Rejecting dominant gaming logics of extraction, competition, and violence, Telling the Bees (The Game) proposes an alternative understanding of play. As Goni notes, gameplay is built around acts of tenderness, reciprocity, and joy, reframing “winning” as the cultivation of multispecies flourishing. Its feminist orientation challenges normative assumptions within video game culture and positions the game as an open-ended, living system, one that privileges listening, kinship, and interdependence over resolution or mastery.
Across both installation and game, Telling the Bees speaks to the urgency of ecological collapse while resisting narratives of despair. Drawing on local knowledge from the Eastern Mediterranean and informed by broader scientific and cultural research, the exhibition proposes theorized futures grounded in care, ritual, and collective resilience. Rather than offering solutions, it creates a space for attunement, between humans and nonhumans, technology and tradition, loss and possibility.
Telling the Bees invites visitors to linger in order to listen, to notice, and to imagine how we might live together otherwise, in a world already damaged yet not beyond repair.

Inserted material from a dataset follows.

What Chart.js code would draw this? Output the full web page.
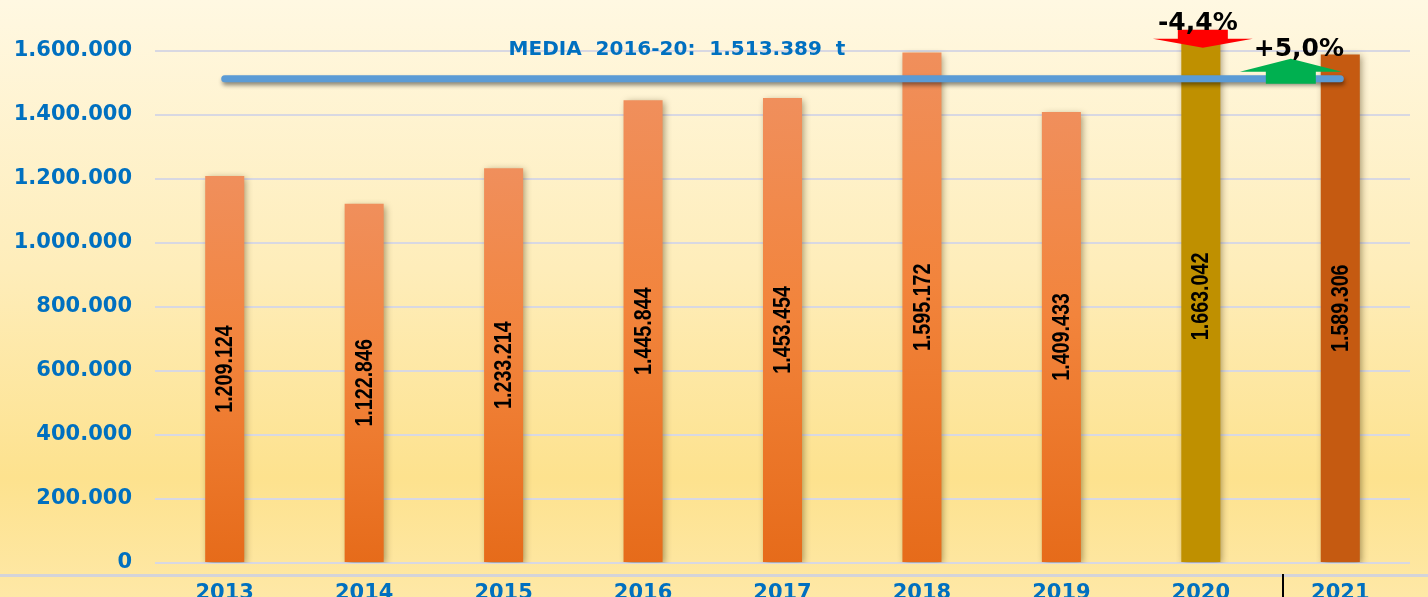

Telling the Bees was initiated with a commission by curator Iliana Fokianaki for the exhibition “The One Straw Revolution” (Framer Framed, Amsterdam, 2024) and continued with a commission by curator Nadja Argyropoulou for the exhibition “the collective purr” (Nobel building, Athens, 2024). The concept of Telling the Bees (The Game) was developed within the framework of Onassis AiR and ONX Residency in 2024. A teaser of Telling the Bees (The Game) was presented at ONX winter exhibition in February 2025 in New York.